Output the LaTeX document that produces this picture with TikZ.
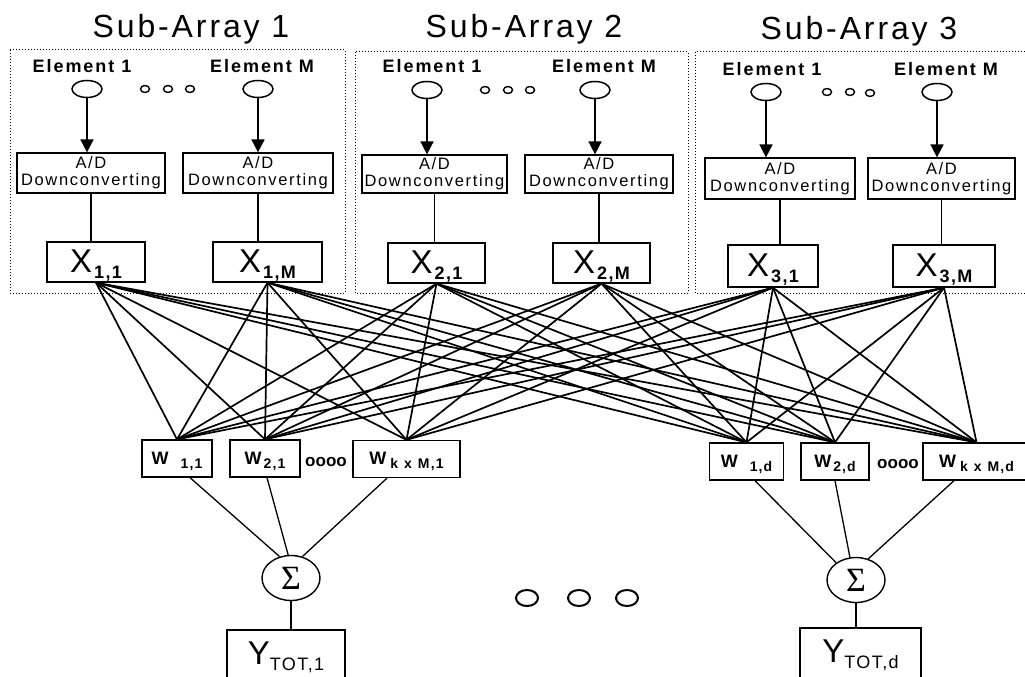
\documentclass[tikz,border=0pt]{standalone}
\usepackage{fontspec}
\setmainfont{Liberation Sans}
\newfontfamily\titlef[LetterSpace=9]{Liberation Sans}
\newfontfamily\elemf[LetterSpace=11]{Liberation Sans}
\newfontfamily\adf[LetterSpace=10]{Liberation Sans}
\newfontfamily\subf[LetterSpace=8]{Liberation Sans}
\newfontfamily\sigf{Liberation Serif}
\usetikzlibrary{arrows.meta,shapes.geometric}

\newcommand\Xl[1]{{\fontsize{33}{33}\selectfont X}\hspace{2pt}\raisebox{-6pt}{\subf\bfseries\fontsize{18}{18}\selectfont #1}}
\newcommand\Wl[2]{{\bfseries\fontsize{18}{18}\selectfont W}#1\raisebox{-4pt}{\subf\bfseries\fontsize{14}{14}\selectfont #2}}
\newcommand\Yl[1]{{\fontsize{33}{33}\selectfont Y}\raisebox{-6pt}{\subf\fontsize{18}{18}\selectfont #1}}

\begin{document}
\begin{tikzpicture}[x=1pt,y=-1pt,
  titlestyle/.style={anchor=base,inner sep=0pt,font=\titlef\fontsize{32}{32}\selectfont},
  elabel/.style={anchor=base,inner sep=0pt,font=\elemf\bfseries\fontsize{18}{18}\selectfont},
  group/.style={dotted,line width=1pt},
  elem/.style={ellipse,draw,line width=1.5pt,minimum width=30pt,minimum height=17pt,inner sep=0pt},
  tdot/.style={ellipse,draw,line width=1.4pt,minimum width=9pt,minimum height=7pt,inner sep=0pt},
  bigdot/.style={ellipse,draw,line width=2pt,minimum width=22pt,minimum height=16pt,inner sep=0pt},
  adbox/.style={draw,line width=1.2pt,minimum height=40pt,inner sep=0pt,align=center,font=\adf\fontsize{16.5}{17}\selectfont},
  xbox/.style={draw,line width=1.3pt,minimum height=40pt,inner sep=0pt,text height=26pt,text depth=6pt},
  wbox/.style={draw,line width=1.3pt,minimum height=37pt,inner sep=0pt,text height=13pt,text depth=2pt},
  ybox/.style={draw,line width=1.3pt,minimum height=52pt,inner sep=0pt,text height=26pt,text depth=10pt},
  sig/.style={ellipse,draw,line width=1.4pt,minimum width=58pt,minimum height=45pt,inner sep=0pt,font=\sigf\fontsize{34}{34}\selectfont},
  dots/.style={inner sep=0pt,font=\bfseries\fontsize{17}{17}\selectfont},
  arr/.style={line width=1.6pt,-{Triangle[width=13pt,length=13pt]}},
  link/.style={line width=1.3pt},
  conn/.style={line width=1.7pt}]
\useasboundingbox (0,0) rectangle (1025,677);

% titles
\node[titlestyle] (t1) at (191,38) {Sub-Array 1};
\node[titlestyle] (t2) at (524,38) {Sub-Array 2};
\node[titlestyle] (t3) at (859,40) {Sub-Array 3};

% sub-array frames
\draw[group] (10,50) rectangle (345,293);
\draw[group] (355,52) rectangle (688,293);
\draw[group] (695,52) rectangle (1030,293);

% element labels
\node[elabel] (l11) at (82,73) {Element 1};
\node[elabel] (l1M) at (262,73) {Element M};
\node[elabel] (l21) at (432,73) {Element 1};
\node[elabel] (l2M) at (604,73) {Element M};
\node[elabel] (l31) at (772,75) {Element 1};
\node[elabel] (l3M) at (946,75) {Element M};

% elements
\node[elem] (e11) at (87,89) {};
\node[elem] (e1M) at (258,89) {};
\node[elem] (e21) at (427,90) {};
\node[elem] (e2M) at (595,90) {};
\node[elem] (e31) at (766,92) {};
\node[elem] (e3M) at (937,92) {};

% small dots
\node[tdot] (d1a) at (145,89) {};
\node[tdot] (d1b) at (168,89) {};
\node[tdot] (d1c) at (190,89) {};
\node[tdot] (d2a) at (485,90) {};
\node[tdot] (d2b) at (508,90) {};
\node[tdot] (d2c) at (530,90) {};
\node[tdot] (d3a) at (827,92) {};
\node[tdot] (d3b) at (850,92) {};
\node[tdot] (d3c) at (870,93) {};

% A/D boxes
\node[adbox,minimum width=148pt] (a11) at (91,173) {A/D\\Downconverting};
\node[adbox,minimum width=150pt] (a1M) at (258,173) {A/D\\Downconverting};
\node[adbox,minimum width=145pt,minimum height=38pt] (a21) at (434.5,174) {A/D\\Downconverting};
\node[adbox,minimum width=148pt,minimum height=38pt] (a2M) at (599,174) {A/D\\Downconverting};
\node[adbox,minimum width=150pt,minimum height=41pt] (a31) at (780,178.5) {A/D\\Downconverting};
\node[adbox,minimum width=147pt,minimum height=41pt] (a3M) at (941.5,178.5) {A/D\\Downconverting};

% X boxes
\node[xbox,minimum width=98pt] (x11) at (96,262) {\Xl{1,1}};
\node[xbox,minimum width=109pt] (x1M) at (267.5,262) {\Xl{1,M}};
\node[xbox,minimum width=97pt] (x21) at (436.5,263) {\Xl{2,1}};
\node[xbox,minimum width=97pt] (x2M) at (601.5,263) {\Xl{2,M}};
\node[xbox,minimum width=90pt,minimum height=42pt] (x31) at (773,266) {\Xl{3,1}};
\node[xbox,minimum width=102pt,minimum height=42pt] (x3M) at (944,266) {\Xl{3,M}};

% element -> A/D arrows, A/D -> X lines
\foreach \e/\a/\x in {e11/a11/x11,e1M/a1M/x1M,e21/a21/x21,e2M/a2M/x2M,e31/a31/x31,e3M/a3M/x3M}{
  \draw[arr] (\e.south) -- (\e.south |- \a.north);
  \draw[link] (\a.south) -- (\a.south |- \x.north);
}

% W boxes
\node[wbox,minimum width=70pt] (w11) at (177,458.5) {\Wl{\hspace{12pt}}{1,1}};
\node[wbox,minimum width=70pt] (w21) at (265,458.5) {\Wl{\hspace{2pt}}{2,1}};
\node[wbox,minimum width=107pt] (wk1) at (406.5,459) {\Wl{\hspace{4pt}}{k\hspace{6pt}x\hspace{6pt}M,1}};
\node[wbox,minimum width=74pt] (w1d) at (746.5,461.5) {\Wl{\hspace{12pt}}{1,d}};
\node[wbox,minimum width=68pt] (w2d) at (835,461.5) {\Wl{\hspace{2pt}}{2,d}};
\node[wbox,minimum width=107pt] (wkd) at (976.5,461.5) {\Wl{\hspace{4pt}}{k\hspace{6pt}x\hspace{6pt}M,d}};
\node[dots] (o1) at (326,462) {oooo};
\node[dots] (o2) at (898,464) {oooo};

% full mesh X -> W
\foreach \a in {x11,x1M,x21,x2M,x31,x3M}{
  \foreach \b in {w11,w21,wk1,w1d,w2d,wkd}{
    \draw[conn] (\a.south) -- (\b.north);
  }
}

% summers
\node[sig] (s1) at (291,578) {Σ};
\node[sig] (s2) at (856,580) {Σ};
\draw[link] ([xshift=13pt]w11.south) -- (s1.118);
\draw[link] ([xshift=2pt]w21.south) -- (s1.97);
\draw[link] ([xshift=-19.5pt]wk1.south) -- (s1.62);
\draw[link] ([xshift=8.5pt]w1d.south) -- (s2.139);
\draw[link] (w2d.south) -- (s2.105);
\draw[link] ([xshift=-22.5pt]wkd.south) -- (s2.60);

% outputs
\node[ybox,minimum width=118pt] (y1) at (286,656) {\Yl{TOT,1}};
\node[ybox,minimum width=121pt] (yd) at (860.5,654) {\Yl{TOT,d}};
\draw[link] (s1.south) -- (s1.south |- y1.north);
\draw[link] (s2.south) -- (s2.south |- yd.north);

% big dots
\node[bigdot] (b1) at (527,598) {};
\node[bigdot] (b2) at (579,598) {};
\node[bigdot] (b3) at (627,598) {};
\end{tikzpicture}
\end{document}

| The exercise |
Write out the lines from the start of the material to the line with "(0,0) rectangle (1025,677);", inclusive and exactly. Skip the pictures.

| Exercise response |
Output the LaTeX document that produces this picture with TikZ.
\documentclass[tikz,border=0pt]{standalone}
\usepackage{fontspec}
\setmainfont{Liberation Sans}
\newfontfamily\titlef[LetterSpace=9]{Liberation Sans}
\newfontfamily\elemf[LetterSpace=11]{Liberation Sans}
\newfontfamily\adf[LetterSpace=10]{Liberation Sans}
\newfontfamily\subf[LetterSpace=8]{Liberation Sans}
\newfontfamily\sigf{Liberation Serif}
\usetikzlibrary{arrows.meta,shapes.geometric}

\newcommand\Xl[1]{{\fontsize{33}{33}\selectfont X}\hspace{2pt}\raisebox{-6pt}{\subf\bfseries\fontsize{18}{18}\selectfont #1}}
\newcommand\Wl[2]{{\bfseries\fontsize{18}{18}\selectfont W}#1\raisebox{-4pt}{\subf\bfseries\fontsize{14}{14}\selectfont #2}}
\newcommand\Yl[1]{{\fontsize{33}{33}\selectfont Y}\raisebox{-6pt}{\subf\fontsize{18}{18}\selectfont #1}}

\begin{document}
\begin{tikzpicture}[x=1pt,y=-1pt,
  titlestyle/.style={anchor=base,inner sep=0pt,font=\titlef\fontsize{32}{32}\selectfont},
  elabel/.style={anchor=base,inner sep=0pt,font=\elemf\bfseries\fontsize{18}{18}\selectfont},
  group/.style={dotted,line width=1pt},
  elem/.style={ellipse,draw,line width=1.5pt,minimum width=30pt,minimum height=17pt,inner sep=0pt},
  tdot/.style={ellipse,draw,line width=1.4pt,minimum width=9pt,minimum height=7pt,inner sep=0pt},
  bigdot/.style={ellipse,draw,line width=2pt,minimum width=22pt,minimum height=16pt,inner sep=0pt},
  adbox/.style={draw,line width=1.2pt,minimum height=40pt,inner sep=0pt,align=center,font=\adf\fontsize{16.5}{17}\selectfont},
  xbox/.style={draw,line width=1.3pt,minimum height=40pt,inner sep=0pt,text height=26pt,text depth=6pt},
  wbox/.style={draw,line width=1.3pt,minimum height=37pt,inner sep=0pt,text height=13pt,text depth=2pt},
  ybox/.style={draw,line width=1.3pt,minimum height=52pt,inner sep=0pt,text height=26pt,text depth=10pt},
  sig/.style={ellipse,draw,line width=1.4pt,minimum width=58pt,minimum height=45pt,inner sep=0pt,font=\sigf\fontsize{34}{34}\selectfont},
  dots/.style={inner sep=0pt,font=\bfseries\fontsize{17}{17}\selectfont},
  arr/.style={line width=1.6pt,-{Triangle[width=13pt,length=13pt]}},
  link/.style={line width=1.3pt},
  conn/.style={line width=1.7pt}]
\useasboundingbox (0,0) rectangle (1025,677);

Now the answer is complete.